September 30 marks the third annual National Day for Truth and Reconciliation. This day of remembrance was established in 2021 to honour the victims and survivors of Canada’s Indian residential school system, to recognize their families and intergenerational survivors, and to support the healing journey of Indigenous communities.
Public commemoration of the tragic, painful, history and ongoing impacts of residential schools is a vital component of reconciliation. OPPI understands that both acknowledgement and understanding of the truth are fundamental to meaningful reconciliatory action.
We call upon our membership to take time to reflect on the truth in the context of Canada’s history of land-use planning: how planning is complicit in the displacement of Indigenous Peoples from their traditional territories and the dispossession of their lands; how colonial planning practices have systematically ignored Indigenous rights, interests and perspectives; and how a current lack of Indigenous representation in planning processes leads to continued discrimination against Indigenous Peoples and communities.

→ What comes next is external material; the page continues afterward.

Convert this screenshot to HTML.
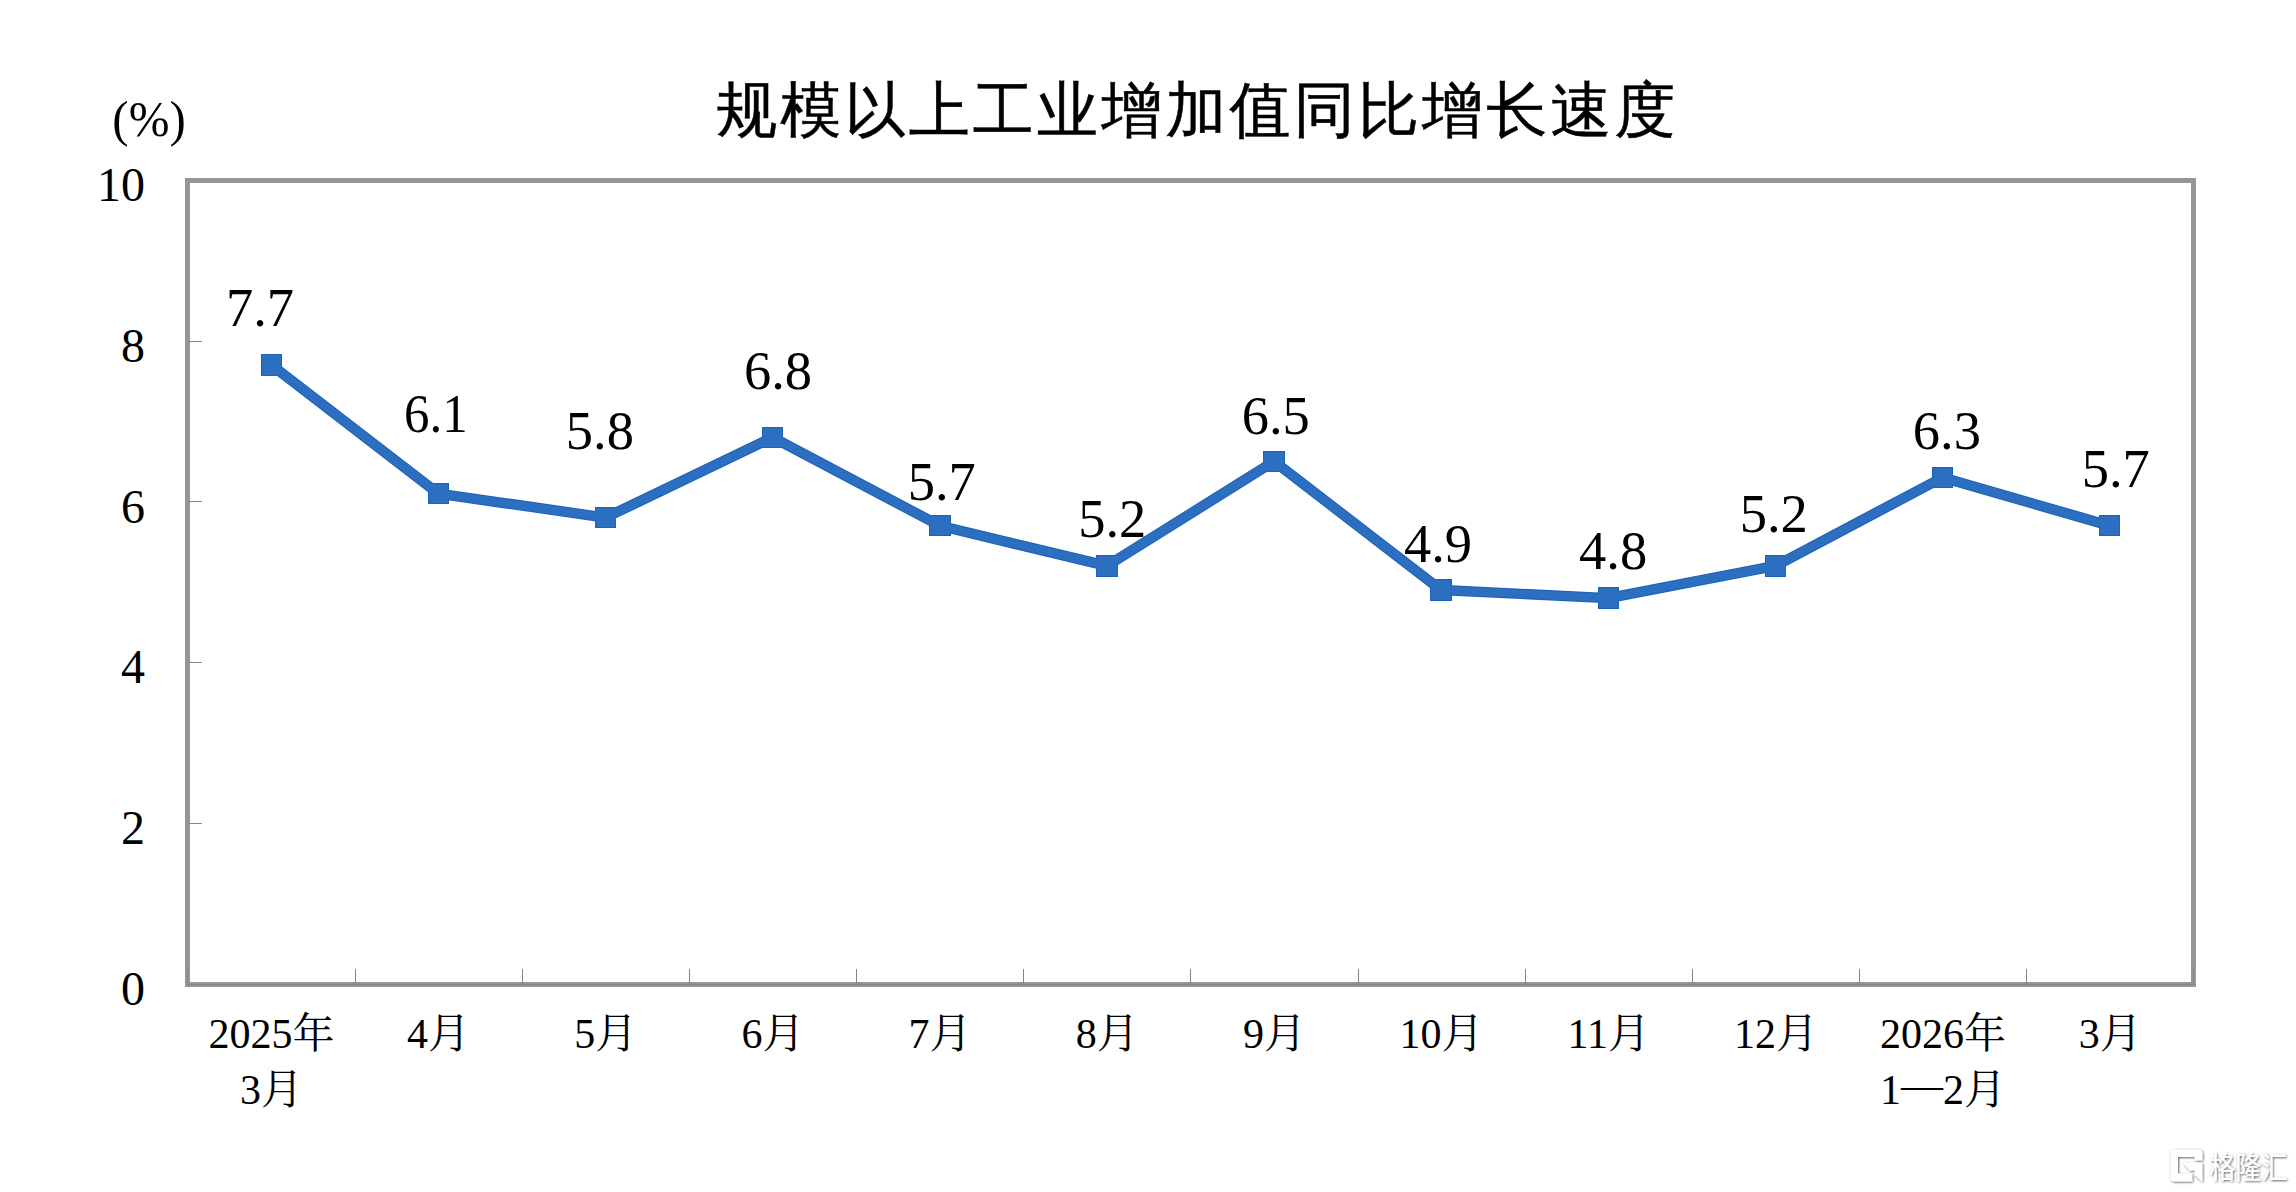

In 2020, OPPI identified Indigenous history, cultures and perspectives as a priority for members in its Continuous Professional Learning (CPL) Program guide. Accordingly, members are encouraged to undertake learning in these areas, to better understand the ways in which planning practices have disproportionately disadvantaged Indigenous communities. We acknowledge that this may be a difficult journey, but one that is necessary for Canada as a nation, and for planning as a profession, to move forward.